ESTrainer¶

class maze.train.trainers.es.es_trainer.ESTrainer(algorithm_config: maze.train.trainers.es.es_algorithm_config.ESAlgorithmConfig, policy: maze.core.agent.torch_policy.TorchPolicy, shared_noise: maze.train.trainers.es.es_shared_noise_table.SharedNoiseTable, normalization_stats: Optional[Dict[str, Tuple[numpy.ndarray, numpy.ndarray]]])¶

Trainer class for OpenAI Evolution Strategies.

Parameters

algorithm_config – Algorithm parameters.
policy – Multi-step policy encapsulating the policy networks
shared_noise – The noise table, with the same content for every worker and the master.
normalization_stats – Normalization statistics as calculated by the NormalizeObservationWrapper.
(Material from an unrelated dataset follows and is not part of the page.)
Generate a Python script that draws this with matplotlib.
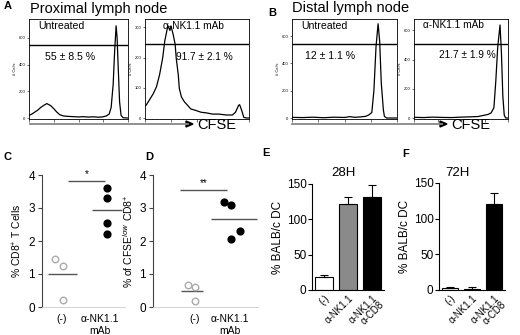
import numpy as np
import matplotlib.pyplot as plt
from matplotlib.patches import Polygon

plt.rcParams['font.family'] = ['Liberation Sans', 'DejaVu Sans']
plt.rcParams['mathtext.fontset'] = 'custom'
plt.rcParams['mathtext.rm'] = 'Liberation Sans'

# ---- data ----
# histograms (x = fraction of CFSE axis, y = # cells)
prox_untr_x = [0.00, 0.03, 0.06, 0.09, 0.12, 0.15, 0.18, 0.20, 0.22, 0.25, 0.28, 0.31, 0.35, 0.40, 0.45,
               0.50, 0.55, 0.60, 0.65, 0.70, 0.74, 0.78, 0.81, 0.83, 0.85, 0.865, 0.88, 0.89, 0.90, 0.915,
               0.93, 0.95, 1.00]
prox_untr_y = [20, 30, 45, 60, 80, 95, 108, 100, 92, 70, 45, 25, 15, 12, 10,
               8, 10, 7, 9, 6, 8, 15, 30, 80, 250, 500, 690, 600, 400, 120,
               20, 2, 0]
prox_nk_x = [0.00, 0.01, 0.03, 0.05, 0.08, 0.11, 0.14, 0.17, 0.19, 0.21, 0.22, 0.24, 0.25, 0.27, 0.29,
             0.30, 0.32, 0.33, 0.35, 0.38, 0.41, 0.44, 0.49, 0.54, 0.59, 0.65, 0.71, 0.78, 0.84, 0.87,
             0.90, 0.91, 0.93, 0.95, 0.98, 1.00]
prox_nk_y = [40, 42, 53, 64, 81, 103, 143, 199, 255, 289, 306, 290, 305, 278, 244,
             199, 143, 98, 70, 53, 42, 30, 25, 19, 17, 13, 13, 10, 10, 19,
             42, 44, 25, 2, 0, 0]
dist_untr_x = [0.00, 0.10, 0.20, 0.30, 0.40, 0.50, 0.55, 0.60, 0.65, 0.70, 0.73, 0.76, 0.78, 0.80,
               0.82, 0.835, 0.85, 0.87, 0.88, 0.90, 1.00]
dist_untr_y = [5, 3, 6, 2, 6, 4, 10, 5, 8, 12, 22, 40, 200, 520, 690, 560, 260, 60, 12, 0, 0]
dist_nk_x = [0.00, 0.10, 0.20, 0.30, 0.40, 0.50, 0.60, 0.68, 0.74, 0.79, 0.82, 0.85, 0.87, 0.89,
             0.915, 0.93, 0.945, 0.96, 0.975, 1.00]
dist_nk_y = [5, 3, 6, 4, 3, 6, 8, 10, 18, 25, 35, 70, 250, 480, 637, 450, 150, 20, 0, 0]

# C / D dot plots
c_ctrl_x = [-0.18, 0.03, 0.03]
c_ctrl_y = [1.45, 1.25, 0.22]
c_nk_x = [1.18, 1.18, 1.18, 1.18]
c_nk_y = [3.6, 3.3, 2.55, 2.2]
c_means = [1.0, 2.93]

d_ctrl_x = [-0.2, 0.0, 0.0]
d_ctrl_y = [0.68, 0.6, 0.18]
d_nk_x = [0.83, 1.03, 1.03, 1.29]
d_nk_y = [3.18, 3.08, 2.07, 2.3]
d_means = [0.5, 2.67]

dot_labels = ['(-)', 'α-NK1.1\nmAb']

# E / F bars
bar_labels = ['(-)', 'α-NK1.1', 'α-NK1.1\nα-CD8']
bar_colors = ['white', '#8a8a8a', 'black']
e_vals = [19, 122, 132]
e_err = [2.5, 10, 17]
f_vals = [3, 2, 120]
f_err = [1.5, 2.5, 16]

W, H = 520, 335
fig = plt.figure(figsize=(5.2, 3.35), dpi=100)


def px_axes(x0, y0, x1, y1):
    return fig.add_axes([x0 / W, 1 - y1 / H, (x1 - x0) / W, (y1 - y0) / H])


# full-figure overlay for free text and arrows, drawn on top
ov = fig.add_axes([0, 0, 1, 1])
ov.set_xlim(0, W)
ov.set_ylim(H, 0)
ov.axis('off')
ov.set_zorder(10)

major = [0, 0.25, 0.5, 0.75, 1.0]
minor = [d * 0.25 + 0.25 * np.log10(k) for d in range(4) for k in range(2, 10)]


def histo(rect, x, y, ymax, yticks, gate):
    ax = px_axes(*rect)
    ax.plot(x, y, color='k', lw=0.9)
    ax.axhline(gate, color='k', lw=1.0)
    ax.set_xlim(0, 1)
    ax.set_ylim(-ymax * 0.01, ymax)
    ax.set_yticks(yticks)
    ax.set_yticklabels([str(t) for t in yticks], fontsize=3)
    ax.set_xticks(major)
    ax.set_xticks(minor, minor=True)
    ax.set_xticklabels([])
    ax.tick_params(axis='y', length=1.5, width=0.4, pad=1)
    ax.tick_params(axis='x', which='major', length=2, width=0.4)
    ax.tick_params(axis='x', which='minor', length=1, width=0.3)
    ax.set_ylabel('# Cells', fontsize=3, labelpad=1)
    for s in ax.spines.values():
        s.set_linewidth(0.6)
    return ax


histo((29, 19, 128, 119), prox_untr_x, prox_untr_y, 741, [0, 200, 400, 600], 548)
histo((145, 19, 249, 119), prox_nk_x, prox_nk_y, 328, [0, 100, 200, 300], 246)
histo((292, 19, 397, 119), dist_untr_x, dist_untr_y, 725, [0, 200, 400, 600], 542)
histo((414, 19, 508, 119), dist_nk_x, dist_nk_y, 678, [0, 200, 400, 600], 507)

# histogram annotations
ov.text(38, 26, 'Untreated', fontsize=7.6, va='center')
ov.text(45, 57, '55 ± 8.5 %', fontsize=7.6, va='center')
ov.text(163, 26, 'α-NK1.1 mAb', fontsize=7.3, va='center')
ov.text(176, 57, '91.7 ± 2.1 %', fontsize=7.3, va='center')
ov.text(301, 26, 'Untreated', fontsize=7.6, va='center')
ov.text(305, 56, '12 ± 1.1 %', fontsize=7.6, va='center')
ov.text(423, 25, 'α-NK1.1 mAb', fontsize=7.3, va='center')
ov.text(439, 55, '21.7 ± 1.9 %', fontsize=7.3, va='center')

ov.text(30, 9, 'Proximal lymph node', fontsize=10.5, va='center')
ov.text(292, 8, 'Distal lymph node', fontsize=10.5, va='center')


def cfse_arrow(x0, x1, y):
    ov.plot([x0, x1 - 5], [y, y], color='#888888', lw=1.3)
    ov.add_patch(Polygon([[x1 - 7, y - 3], [x1, y], [x1 - 7, y + 3]], closed=True, color='k'))
    ov.text(x1 + 4, y + 1, 'CFSE', fontsize=10.5, va='center')


cfse_arrow(30, 193, 124)
cfse_arrow(292, 447, 124)

# panel letters
for t, x, y in [('A', 4, 6), ('B', 268, 13), ('C', 3, 157), ('D', 145, 157), ('E', 262, 153), ('F', 402, 154)]:
    ov.text(x, y, t, fontsize=8, fontweight='bold', va='center')


def dotplot(rect, xlim, cx, cy, nx, ny, means, ctrl_span, nk_span, sig_span, sig_y, stars, ylabel):
    ax = px_axes(*rect)
    ax.set_xlim(*xlim)
    ax.set_ylim(0, 4)
    ax.spines['top'].set_visible(False)
    ax.spines['right'].set_visible(False)
    ax.spines['left'].set_color('#444444')
    ax.spines['left'].set_linewidth(0.8)
    ax.spines['bottom'].set_color('#cccccc')
    ax.spines['bottom'].set_linewidth(0.6)
    ax.scatter(cx, cy, s=22, facecolors='white', edgecolors='#aaaaaa', linewidths=1.0, zorder=3)
    ax.scatter(nx, ny, s=24, color='black', zorder=3)
    ax.hlines(means[0], *ctrl_span, color='#555555', lw=1.0)
    ax.hlines(means[1], *nk_span, color='#555555', lw=1.0)
    ax.hlines(sig_y, *sig_span, color='#555555', lw=1.0)
    ax.text(sum(sig_span) / 2, sig_y + 0.05, stars, ha='center', va='bottom', fontsize=7)
    ax.set_yticks([0, 1, 2, 3, 4])
    ax.tick_params(axis='y', labelsize=8.5, length=3, width=0.8, color='#444444', pad=2)
    ax.set_xticks([0, 1])
    ax.set_xticklabels(dot_labels, fontsize=7.5)
    ax.tick_params(axis='x', length=0, pad=5)
    ax.set_ylabel(ylabel, fontsize=7.5, labelpad=3)
    return ax


dotplot((42, 175, 125, 307), (-0.53, 1.66), c_ctrl_x, c_ctrl_y, c_nk_x, c_nk_y, c_means,
        (-0.37, 0.39), (0.79, 1.58), (0.16, 1.13), 3.82, '*', '% CD8$^{+}$ T Cells')
dotplot((153, 175, 258, 307), (-1.2, 1.8), d_ctrl_x, d_ctrl_y, d_nk_x, d_nk_y, d_means,
        (-0.4, 0.23), (0.46, 1.77), (-0.43, 0.9), 3.55, '**', '% of CFSE$^{low}$ CD8$^{+}$')


def barplot(rect, vals, errs, title, tx):
    ax = px_axes(*rect)
    pos = np.arange(len(vals))
    ax.bar(pos, vals, width=0.72, color=bar_colors, edgecolor='black', linewidth=0.8)
    ax.errorbar(pos, vals, yerr=[np.zeros(len(errs)), errs], fmt='none', ecolor='black',
                elinewidth=0.8, capsize=3, capthick=0.8)
    ax.set_xlim(-0.5, 2.5)
    ax.set_ylim(0, 150)
    ax.spines['top'].set_visible(False)
    ax.spines['right'].set_visible(False)
    ax.set_yticks([0, 50, 100, 150])
    ax.tick_params(axis='y', labelsize=8.5, length=3, width=0.8, pad=1)
    ax.set_xticks(pos)
    ax.set_xticklabels(bar_labels, fontsize=7, rotation=45, ha='right', rotation_mode='anchor',
                       linespacing=1.0)
    ax.tick_params(axis='x', length=0, pad=2)
    ax.set_ylabel('% BALB/c DC', fontsize=8.5, labelpad=2)
    ov.text(tx, 173, title, fontsize=9.5, ha='center', va='center')
    return ax


barplot((312, 184, 384, 290), e_vals, e_err, '28H', 343)
barplot((439, 183, 505, 290), f_vals, f_err, '72H', 458)

fig.savefig('out.png', dpi=100)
load_state(file_path: Union[str, BinaryIO]) → None ¶: implementation of Trainer

load_state_dict(state_dict: Dict) → None ¶: Set the model and optimizer state. :param state_dict: The state dict.

train(distributed_rollouts: maze.train.trainers.es.distributed.es_distributed_rollouts.ESDistributedRollouts, model_selection: Optional[maze.train.trainers.common.model_selection.model_selection_base.ModelSelectionBase]) → None ¶

Run the ES training loop.

Parameters

distributed_rollouts – The distribution interface for experience collection.
model_selection – Optional model selection class, receives model evaluation results.